Russian composer Dmitry Shostakovich grew up during and after the October Revolution of 1917. In 1979, four years after Shostakovich’s death, a collection of the composer’s memoirs entitled, Testimony: The Memoirs of Dmitri Shostakovich (as related to and edited by Solomon Volkov) was published. The memoirs suggested that, while Shostakovich outwardly conformed to the demands of being a Soviet artist in a totalitarian state, he inwardly despised the regime he was desperately trying to appease. In subsequent years, Volkov’s claims that the memoirs were legitimately those of Shostakovich have been discredited. For more than 20 years, the controversy has spawned new biographies and at least one symposium.
Shostakovich spent his life both in and out of favor with the Communist government. Establishing what his true attitudes were at any given time is complex business because of the political dangers of free expression prior to the fall of the Soviet Union. Whatever the case, Shostakovich was one of Russia’s greatest composers and perhaps the best symphonist of the twentieth century. His musical style shows the influence of the greatest musical minds of his century, incorporating techniques of Tchaikovsky, Prokofiev, Stravinsky, Mahler, and Hindemith.
In the early 1920s, the Soviet Union was relatively free culturally. Shostakovich was exposed to performances of music by Stravinsky, Alban Berg, Bela Bartok, and Paul Hindemith. Shostakovich tried some avant-garde techniques in his satiric opera, The Nose, based on the story by Nikolay Gogol. The second opera, Lady Macbeth of the Mtsensk District (1932), showed even more assimilation of radical technique.
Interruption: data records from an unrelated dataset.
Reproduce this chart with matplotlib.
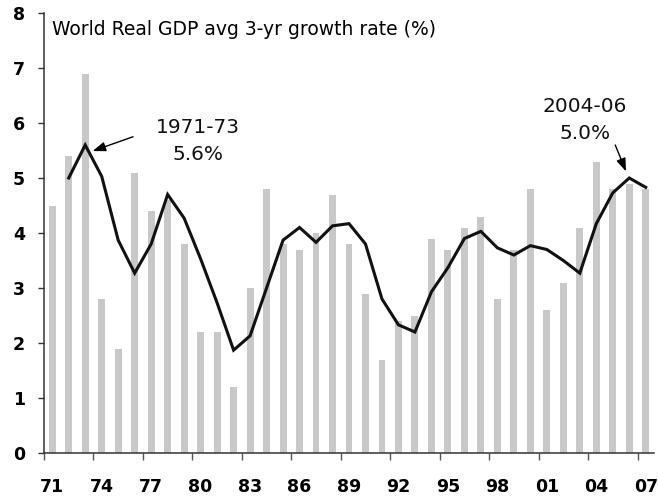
import matplotlib
matplotlib.use("Agg")
import matplotlib.pyplot as plt
import numpy as np

years = list(range(1971, 2008))
growth = [4.5, 5.4, 6.9, 2.8, 1.9, 5.1, 4.4, 4.6, 3.8, 2.2, 2.2, 1.2, 3.0, 4.8,
          3.8, 3.7, 4.0, 4.7, 3.8, 2.9, 1.7, 2.4, 2.5, 3.9, 3.7, 4.1, 4.3, 2.8,
          3.7, 4.8, 2.6, 3.1, 4.1, 5.3, 4.8, 4.9, 4.8]
avg_years = list(range(1972, 2008))
avg3 = [5.0, 5.6, 5.03, 3.87, 3.27, 3.8, 4.7, 4.27, 3.53, 2.73, 1.87, 2.13, 3.0,
        3.87, 4.1, 3.83, 4.13, 4.17, 3.8, 2.8, 2.33, 2.2, 2.93, 3.37, 3.9, 4.03,
        3.73, 3.6, 3.77, 3.7, 3.5, 3.27, 4.17, 4.73, 5.0, 4.83]
label_years = ["71", "74", "77", "80", "83", "86", "89", "92", "95", "98", "01", "04", "07"]
y_ticks = [0, 1, 2, 3, 4, 5, 6, 7, 8]
title = "World Real GDP avg 3-yr growth rate (%)"

fig = plt.figure(figsize=(6.58, 4.99), dpi=100)
ax = fig.add_axes([44/658, 1-453/499, 610/658, 440/499])

x = np.arange(len(years))
ax.bar(x, growth, width=0.42, color="#c8c8c8", zorder=1)
xa = np.array([years.index(y) for y in avg_years])
ax.plot(xa, avg3, color="#111111", lw=2.2, zorder=3, solid_joinstyle="miter")

ax.set_xlim(-0.5, len(years) - 0.5)
ax.set_ylim(0, 8)
for s in ["top", "right"]:
    ax.spines[s].set_visible(False)
for s in ["left", "bottom"]:
    ax.spines[s].set_color("#333333")
    ax.spines[s].set_linewidth(1.1)

ax.set_yticks(y_ticks)
ax.set_yticklabels([str(v) for v in y_ticks], fontsize=12.5, fontweight="bold")
ax.tick_params(axis="y", direction="out", length=4.5, width=1.0, color="#333333", pad=9)

major = np.arange(-0.5, len(years), 3)
ax.set_xticks(major)
ax.set_xticklabels([])
ax.tick_params(axis="x", which="major", direction="out", length=5, width=1.0, color="#555555")
minor = [years.index(1900 + int(l)) if int(l) > 50 else years.index(2000 + int(l)) for l in label_years]
ax.set_xticks(minor, minor=True)
ax.set_xticklabels(label_years, minor=True, fontsize=12.5, fontweight="bold")
ax.tick_params(axis="x", which="minor", length=0, pad=18)

ax.text(0.013, 0.985, title, transform=ax.transAxes, fontsize=13.5, va="top", ha="left")

astyle = "-|>,head_length=0.6,head_width=0.22"
ax.text(8.83, 5.67, "1971-73\n5.6%", ha="center", va="center", fontsize=14.5,
        linespacing=1.5, color="#111111")
ax.annotate("", xy=(2.45, 5.49), xytext=(4.9, 5.75),
            arrowprops=dict(arrowstyle=astyle, color="black", lw=1.0, mutation_scale=13,
                            shrinkA=0, shrinkB=0), zorder=5)
ax.text(32.29, 6.05, "2004-06\n5.0%", ha="center", va="center", fontsize=14.5,
        linespacing=1.5, color="#111111")
ax.annotate("", xy=(34.8, 5.12), xytext=(34.15, 5.6),
            arrowprops=dict(arrowstyle=astyle, color="black", lw=1.0, mutation_scale=13,
                            shrinkA=0, shrinkB=0), zorder=5)

fig.savefig("out.png", dpi=100)
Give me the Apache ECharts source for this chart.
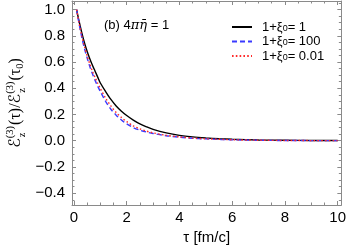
<!DOCTYPE html>
<html><head><meta charset="utf-8">
<script src="https://cdn.jsdelivr.net/npm/echarts@6/dist/echarts.min.js"></script>
<style>html,body{margin:0;padding:0;background:#fff}#c{width:349px;height:252px}</style>
</head><body><div id="c"></div>
<script>
// ---- data ----
const tau = [0.1,0.2,0.3,0.4,0.5,0.6,0.7,0.8,0.9,1.0,1.2,1.4,1.6,1.8,2.0,2.25,2.5,2.75,3.0,3.5,4.0,4.5,5.0,5.5,6.0,7.0,8.0,9.0,10.0];
const xi1   = [1.0,0.905,0.82,0.745,0.68,0.625,0.575,0.53,0.485,0.44,0.375,0.315,0.265,0.225,0.192,0.157,0.128,0.106,0.087,0.06,0.041,0.029,0.021,0.015,0.011,0.006,0.0035,0.002,0.0012];
const xi100 = [1.0,0.885,0.785,0.70,0.63,0.565,0.51,0.46,0.415,0.375,0.30,0.24,0.195,0.158,0.128,0.10,0.08,0.066,0.055,0.038,0.027,0.019,0.014,0.01,0.007,0.0035,0.0018,0.001,0.0005];
const xi001 = [1.0,0.89,0.795,0.715,0.645,0.585,0.53,0.482,0.438,0.398,0.325,0.265,0.215,0.177,0.145,0.113,0.09,0.073,0.06,0.041,0.029,0.02,0.015,0.011,0.0075,0.0038,0.002,0.001,0.0005];
const seriesNames = ['1+ξ0= 1','1+ξ0= 100','1+ξ0= 0.01'];
const xMajor = [0,2,4,6,8,10];
const yMajor = [-0.4,-0.2,0.0,0.2,0.4,0.6,0.8,1.0];
const xMinor = [0.5,1,1.5,2.5,3,3.5,4.5,5,5.5,6.5,7,7.5,8.5,9,9.5];
const yMinor = [-0.45,-0.35,-0.3,-0.25,-0.15,-0.1,-0.05,0.05,0.1,0.15,0.25,0.3,0.35,0.45,0.5,0.55,0.65,0.7,0.75,0.85,0.9,0.95,1.05];
const xRange = [-0.075, 10.14];
const yRange = [-0.49, 1.065];

const SANS = "'Liberation Sans Narrow','Liberation Sans',Arial,sans-serif";
const SERIF = "'Liberation Serif','DejaVu Serif',serif";
const SCRIPT = "'DejaVu Sans','Noto Sans',serif";
const frameColor = '#8a8a8a';

function pair(a){ return tau.map((t,i)=>[t,a[i]]); }
function fmtY(v){ const s=Math.abs(v).toFixed(1); return v< -1e-9 ? '\u2212'+s : s; }

function xAx(pos, vals, len, labels, line){
  return {type:'value', position:pos, min:xRange[0], max:xRange[1],
    axisLine:{show:line, onZero:false, lineStyle:{color:frameColor, width:1}},
    axisTick:{show:true, inside:true, length:len, customValues:vals, lineStyle:{color:frameColor,width:1}},
    axisLabel:{show:labels, customValues:vals, margin:5, color:'#000', fontSize:15, fontFamily:SANS},
    splitLine:{show:false}};
}
function yAx(pos, vals, len, labels, line){
  return {type:'value', position:pos, min:yRange[0], max:yRange[1],
    axisLine:{show:line, onZero:false, lineStyle:{color:frameColor, width:1}},
    axisTick:{show:true, inside:true, length:len, customValues:vals, lineStyle:{color:frameColor,width:1}},
    axisLabel:{show:labels, customValues:vals, margin:7, color:'#000', fontSize:15, fontFamily:SANS, formatter:fmtY},
    splitLine:{show:false}};
}

const xa0 = xAx('bottom', xMajor, 4, true, true);
xa0.name = '\u03c4 [fm/c]'; xa0.nameLocation='middle'; xa0.nameGap=24;
xa0.nameTextStyle = {color:'#000', fontSize:15, fontFamily:SANS};

// measure helper for the rotated y label
const mctx = document.createElement('canvas').getContext('2d');
function w(t, f){ mctx.font=f; return mctx.measureText(t).width; }
const BIG = '16px '+SERIF, SMALL = '10.5px '+SERIF, SCR = '16px '+SCRIPT;
const parts = [];
let cx = 0;
function put(t, f, dy){ parts.push({t,f,x:cx,dy}); cx += w(t,f); }
function stack(sup, sub){ const x0=cx; parts.push({t:sup,f:SMALL,x:x0,dy:-6}); parts.push({t:sub,f:SMALL,x:x0+1,dy:6}); cx = x0+Math.max(w(sup,SMALL), w(sub,SMALL)+1)+1; }
put('\u2130', SCR, 0); stack('(3)','z'); put('(\u03c4)/', BIG, 0);
put('\u2130', SCR, 0); stack('(3)','z'); put('(\u03c4', BIG, 0); put('0', SMALL, 4); put(')', BIG, 0);
const total = cx;
const yLabelChildren = parts.map(p=>({type:'text', x:p.x - total/2, y:p.dy,
  style:{text:p.t, font:p.f, fill:'#000', textAlign:'left', textVerticalAlign:'middle'}}));

const chart = echarts.init(document.getElementById('c'), null, {renderer:'canvas'});
chart.setOption({
  animation:false,
  backgroundColor:'#fff',
  grid:{left:72, right:5, top:1, bottom:47, containLabel:false},
  xAxis:[xa0, xAx('bottom', xMinor, 2.5, false, false), xAx('top', xMajor, 4, false, true), xAx('top', xMinor, 2.5, false, false)],
  yAxis:[yAx('left', yMajor, 4, true, true), yAx('left', yMinor, 2.5, false, false), yAx('right', yMajor, 4, false, true), yAx('right', yMinor, 2.5, false, false)],
  title:{text:'(b) 4{i|\u03c0\u03b7\u0304} = 1', left:99, top:14,
    textStyle:{fontSize:13, fontWeight:'normal', color:'#000', fontFamily:SANS,
      rich:{i:{fontSize:13, fontStyle:'italic', fontFamily:"'DejaVu Serif','Liberation Serif',serif", color:'#000'}}}},
  legend:{orient:'vertical', left:226, top:15, itemWidth:20, itemHeight:10, itemGap:1,
    data:seriesNames,
    itemStyle:{opacity:0},
    formatter:n=>n.replace('\u03be0','\u03be{s|0}'),
    textStyle:{fontSize:13, color:'#000', fontFamily:SANS, lineHeight:12, padding:[0,0,0,5],
      rich:{s:{fontSize:9, fontFamily:SANS, verticalAlign:'bottom', lineHeight:9, padding:[4,0,0,0]}}}},
  graphic:[{type:'group', x:16, y:103, rotation:Math.PI/2, children:yLabelChildren}],
  series:[
    {name:seriesNames[0], type:'line', data:pair(xi1), symbol:'none', smooth:0.3, xAxisIndex:0, yAxisIndex:0,
     lineStyle:{color:'#000', width:1.4, type:'solid'}, itemStyle:{color:'#000', opacity:0}, z:3},
    {name:seriesNames[1], type:'line', data:pair(xi100), symbol:'none', smooth:0.3, xAxisIndex:0, yAxisIndex:0,
     lineStyle:{color:'#3a3aff', width:1.4, type:[5,3]}, itemStyle:{color:'#3a3aff', opacity:0}, z:4},
    {name:seriesNames[2], type:'line', data:pair(xi001), symbol:'none', smooth:0.3, xAxisIndex:0, yAxisIndex:0,
     lineStyle:{color:'#ff2a2a', width:1.4, type:[1.6,2.2]}, itemStyle:{color:'#ff2a2a', opacity:0}, z:5}
  ]
});
</script></body></html>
In 1928, Stalin began his First Five-Year Plan. Soviet composers were expected to write music in an accessible, popular style. Any use of avant-garde or jazz idioms was banned. On January 28, 1936, after Stalin had apparently attended a performance of Lady Macbeth of the Mtsensk District , an article entitled “Chaos Instead of Music” appeared in the Soviet newspaper Pravda. It criticized the opera for its ‘fidgety, screaming, neurotic…primitive and vulgar’ score.
The article also apparently stated, ‘This is playing with nonsensical things, which could end very badly.’ This comment came in the midst of Stalin’s “Great Terror” of 1936-37, during which millions of people were arrested, tortured, executed, or exiled to Siberia and Central Asia. Shostakovich’s sister Mariya was exiled to Central Asia in 1937.
Shostakovich withdrew his newly completed Fourth Symphony in May 1936. The work was not performed until 1961. His song cycle Four Pushkin Romances, op. 46, completed in January 1937, was not performed until 1940. While Shostakovich worked on his Fifth symphony, his friend and patron Marshal Tukhachevsky was arrested and executed.
Shostakovich completed the Fifth Symphony in about three months in 1937. The work was premiered by the Leningrad Philharmonic Orchestra under the direction of Yevgeniy Mavrinsky. The occasion was the celebration of the 20th anniversary of the 1917 Revolution. It was generally accepted that Shostakovich’s future was at stake.
The non-programmatic symphony, composed in a traditional four movement form with an accessible sound, was a tremendous success with the public. First hand accounts indicate that people wept openly during the third movement Largo and that the audience gave a spirited standing–ovation when the performance was over. Shostakovich was “rehabilitated.”
Shostakovich’s life was never easy. He survived two World Wars, and two denunciations (1936, 1948) by the Soviet regime, but still managed to compose fifteen symphonies. Stalin died in 1953, and Shostakovich was accepted by the government when he composed the optimistic Festival Overture for the 37th anniversary of the socialist revolution. In 1954. The work became popular and eventually became the theme for the Summer Olympics of 1980 in Moscow.